Kolejna osoba usłyszała prokuratorskie zarzuty ws. tragedii na UTP
Zarzut nieumyślnego sprowadzenia niebezpieczeństwa na uczestników ubiegłorocznej imprezy studenckiej na UTP w Bydgoszczy usłyszał szef firmy ochroniarskiej.
W październiku 2015 r., podczas imprezy rozpoczynającej rok akademicki na Uniwersytecie Technologiczno-Przyrodniczym w Bydgoszczy, wybuchła panika wśród uczestników. Skutkiem tego była śmierć 3 studentów.
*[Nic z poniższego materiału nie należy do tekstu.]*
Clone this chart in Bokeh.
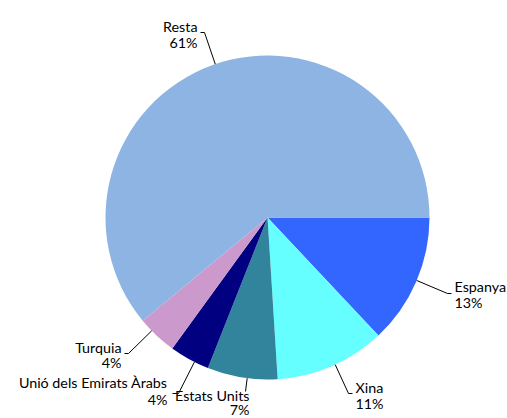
import math
from bokeh.plotting import figure
from bokeh.models import Range1d, ColumnDataSource
from bokeh.core.properties import value
from bokeh.embed import file_html
from bokeh.resources import INLINE

# ---- data ----
countries = ["Espanya", "Xina", "Estats Units", "Unió dels Emirats Àrabs", "Turquia", "Resta"]
shares = [13, 11, 7, 4, 4, 61]
colors = ["#3366FF", "#66FFFF", "#31849B", "#000080", "#CC99CC", "#8EB4E3"]

# ---- layout (screen pixels) ----
W, H = 507, 418
OFF = 0
FONT = "Lato"
FSIZE = "14.3px"

label_layout = {
    "Espanya": dict(elbow=(447, 293), tail=(451, 293), tx=454, ty=286, lh=16, align="left"),
    "Xina": dict(elbow=(348, 393), tail=(352, 393), tx=355, ty=387, lh=16, align="left"),
    "Estats Units": dict(elbow=(245, 391), tail=None, tx=249, ty=395, lh=14, align="right"),
    "Unió dels Emirats Àrabs": dict(elbow=(178, 393), tail=(172, 393), tx=167, ty=382, lh=17, align="right"),
    "Turquia": dict(elbow=(128, 353), tail=(124, 353), tx=121, ty=347, lh=15, align="right"),
    "Resta": dict(elbow=(204, 32), tail=(200, 32), tx=197, ty=26, lh=16, align="right"),
}


def X(x):
    return x - OFF


def Y(y):
    return H + OFF - y


p = figure(width=W, height=H, x_range=Range1d(0, W), y_range=Range1d(0, H),
           output_backend="svg", toolbar_location=None, min_border=0)
p.axis.visible = False
p.grid.visible = False
p.outline_line_color = None
p.background_fill_color = "white"

cx, cy, R = X(267), Y(217), 162
total = sum(shares)
starts, ends = [], []
acc = 0
for s in shares:
    starts.append(-2 * math.pi * (acc + s) / total)
    ends.append(-2 * math.pi * acc / total)
    acc += s
src = ColumnDataSource(dict(start=starts, end=ends, color=colors, name=countries, share=shares))
p.wedge(x=cx, y=cy, radius=R, start_angle="start", end_angle="end",
        fill_color="color", line_color=None, source=src)

for name, share in zip(countries, shares):
    lay = label_layout[name]
    ex, ey = X(lay["elbow"][0]), Y(lay["elbow"][1])
    dx, dy = ex - cx, ey - cy
    d = math.hypot(dx, dy)
    px, py = cx + R * dx / d, cy + R * dy / d
    xs, ys = [px, ex], [py, ey]
    if lay["tail"]:
        xs.append(X(lay["tail"][0]))
        ys.append(Y(lay["tail"][1]))
    p.line(xs, ys, line_color="black", line_width=1)
    for i, t in enumerate([name, f"{share}%"]):
        p.text(x=[X(lay["tx"])], y=[Y(lay["ty"] + i * lay["lh"])], text=[t],
               text_align=lay["align"], text_baseline="alphabetic",
               text_font=value(FONT), text_font_size=FSIZE, text_color="black")

open("out.html", "w").write(file_html(p, INLINE))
Według prokuratury, Andrzej Z. jako szef ochrony, nie zapoznał się z terenem imprezy, niewłaściwie rozmieścił funkcjonariuszy, nie zapewnił łączności między swoimi podwładnymi a organizatorami i służbą medyczną. Nie zareagował też na sytuację w łączniku, kiedy to tłum nacierał na siebie z dwóch stron.
Jak poinformował prokurator Piotr Dunal, zastępca Prokuratora Rejonowego Bydgoszcz-Północ, szef firmy ochroniarskiej Andrzej Z. usłyszał zarzut, ale nie przyznał się do winy. Grozi mu nawet do 8 lat więzienia.